ZECA: É uma pedagogia, uma teoria que abarca essas duas áreas: a comunicação e a educação. Daí gerou essa palavra que é um neologismo. A educomunicação é um instrumento também, tanto para a escola quanto para os meios de comunicação. Quando você dá os meios para os adolescentes, jovens, crianças e adultos, para eles produzirem educomunicação, eles têm um processo de assimilação do conhecimento e da realidade que é mais profundo. Por exemplo, quando você dá uma câmera para uma criança de uma comunidade para filmar a sua realidade, vai ser completamente diferente do que uma pessoa de fora filmaria. Sem dizer que ela começa a enxergar a própria realidade. Veja, a educomunicação tem esse poder de abrir uma porta, antes não aberta. O teu olhar não abre todas as portas, você precisa de outros olhares, de outros discursos.
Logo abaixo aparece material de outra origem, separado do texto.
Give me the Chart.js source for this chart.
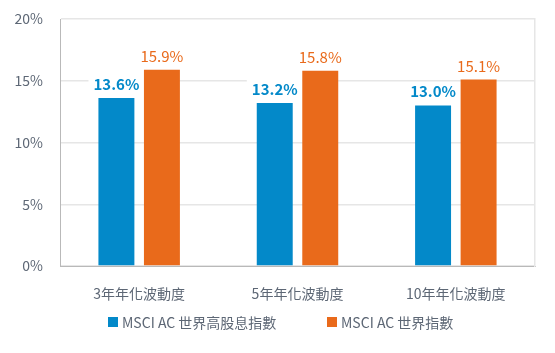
<!DOCTYPE html>
<html>
<head>
<meta charset="utf-8">
<script src="https://cdn.jsdelivr.net/npm/chart.js@4/dist/chart.umd.min.js"></script>
<style>
html,body{margin:0;padding:0;background:#fff;}
#wrap{width:555px;height:353px;position:relative;}
</style>
</head>
<body>
<div id="wrap"><canvas id="c" width="555" height="353"></canvas></div>
<script>
const categories = ['3年年化波動度', '5年年化波動度', '10年年化波動度'];
const seriesNames = ['MSCI AC 世界高股息指數', 'MSCI AC 世界指數'];
const highDividend = [13.6, 13.2, 13.0];
const worldIndex = [15.9, 15.8, 15.1];
const yTicks = [0, 5, 10, 15, 20];

const FONT = "'Noto Sans CJK TC', 'Noto Sans', sans-serif";
const BLUE = '#0389c9';
const ORANGE = '#e96a1b';
const GREY_TEXT = '#5d6775';

const labelPlugin = {
  id: 'barLabels',
  beforeDatasetsDraw(chart) {
    // white backgrounds behind labels (hide gridlines only, never bars)
    const ctx = chart.ctx;
    ctx.save();
    chart.data.datasets.forEach((ds, i) => {
      const meta = chart.getDatasetMeta(i);
      meta.data.forEach((bar, j) => {
        const txt = ds.data[j].toFixed(1) + '%';
        ctx.font = (ds.labelBold ? 'bold ' : '') + '15px ' + FONT;
        const w = ctx.measureText(txt).width;
        const base = bar.y - 8;
        ctx.fillStyle = '#ffffff';
        ctx.fillRect(bar.x - w / 2 - 5, base - 15, w + 10, 19);
      });
    });
    ctx.restore();
  },
  afterDatasetsDraw(chart) {
    const ctx = chart.ctx;
    ctx.save();
    chart.data.datasets.forEach((ds, i) => {
      const meta = chart.getDatasetMeta(i);
      meta.data.forEach((bar, j) => {
        const txt = ds.data[j].toFixed(1) + '%';
        ctx.font = (ds.labelBold ? 'bold ' : '') + '15px ' + FONT;
        ctx.fillStyle = ds.backgroundColor;
        ctx.textAlign = 'center';
        ctx.textBaseline = 'alphabetic';
        ctx.fillText(txt, bar.x, bar.y - 8);
      });
    });
    ctx.restore();
  }
};

const legendPlugin = {
  id: 'customLegend',
  afterDraw(chart) {
    const ctx = chart.ctx;
    ctx.save();
    ctx.font = '14px ' + FONT;
    ctx.textBaseline = 'middle';
    ctx.textAlign = 'left';
    const starts = [108, 327];
    const y = 323;
    chart.data.datasets.forEach((ds, i) => {
      const x = starts[i];
      ctx.fillStyle = ds.backgroundColor;
      ctx.fillRect(x, y - 6, 10, 10);
      ctx.fillStyle = GREY_TEXT;
      ctx.fillText(ds.label, x + 14, y);
    });
    ctx.restore();
  }
};

new Chart(document.getElementById('c'), {
  type: 'bar',
  data: {
    labels: categories,
    datasets: [
      { label: seriesNames[0], data: highDividend, backgroundColor: BLUE, labelBold: true,
        categoryPercentage: 0.575, barPercentage: 0.79 },
      { label: seriesNames[1], data: worldIndex, backgroundColor: ORANGE, labelBold: false,
        categoryPercentage: 0.575, barPercentage: 0.79 }
    ]
  },
  options: {
    responsive: false,
    animation: false,
    layout: { padding: { top: 19, right: 20, left: 0, bottom: 0 } },
    plugins: { legend: { display: false }, tooltip: { enabled: false } },
    scales: {
      x: {
        grid: { display: false, drawTicks: false },
        border: { display: true, color: '#b9b9b9', width: 1 },
        ticks: { color: GREY_TEXT, font: { family: FONT, size: 14 }, padding: 19 },
        afterFit(scale) { scale.height = 87; }
      },
      y: {
        min: 0, max: 20,
        afterBuildTicks(scale) { scale.ticks = yTicks.map(v => ({ value: v })); },
        grid: { color: '#e6e6e6', drawTicks: true, tickLength: 17, tickColor: 'rgba(0,0,0,0)', lineWidth: 1.5 },
        border: { display: true, color: '#b9b9b9', width: 1 },
        ticks: { color: GREY_TEXT, font: { family: FONT, size: 14 }, padding: 0,
          callback: v => v + '%' },
        afterFit(scale) { scale.width = 60; }
      },
      y2: {
        position: 'right', min: 0, max: 20,
        grid: { display: false, drawTicks: false },
        border: { display: true, color: '#e6e6e6', width: 1.5 },
        ticks: { display: false },
        afterFit(scale) { scale.width = 0; }
      }
    }
  },
  plugins: [labelPlugin, legendPlugin]
});
</script>
</body>
</html>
VOCÊ ACHA QUE O MODO DE ENSINO ATUAL ESTÁ ULTRAPASSADO?

ZECA: Não. Às vezes, a gente se apressa em dizer que a educação é inovação, que a educação é tecnologia... Aí você vê que as consideradas melhores escolas do mundo como as de Cuba, Polônia, Finlândia, não são altamente tecnológicas. Elas trabalham com avaliações criativas, você tem que quebrar a caixinha do professor. Acho que a escola brasileira tem experiências riquíssimas. Somos um país com desafios imensos e o professor brasileiro é muito criativo. Mas a gente tem um discurso muito derrotista da educação aqui, adoramos história de derrota. A escola é o espaço mais democrático, pelo menos ela poderia ser, principalmente a escola pública. A federal é super democrática hoje e isso é uma revolução. Têm pessoas que talvez nunca se encontrassem na vida se não fosse uma política de “não, tem que ter lugar pra todo mundo, todo mundo que a gente puder tem que estar aqui representado”, e isso acabou por mudar muita coisa.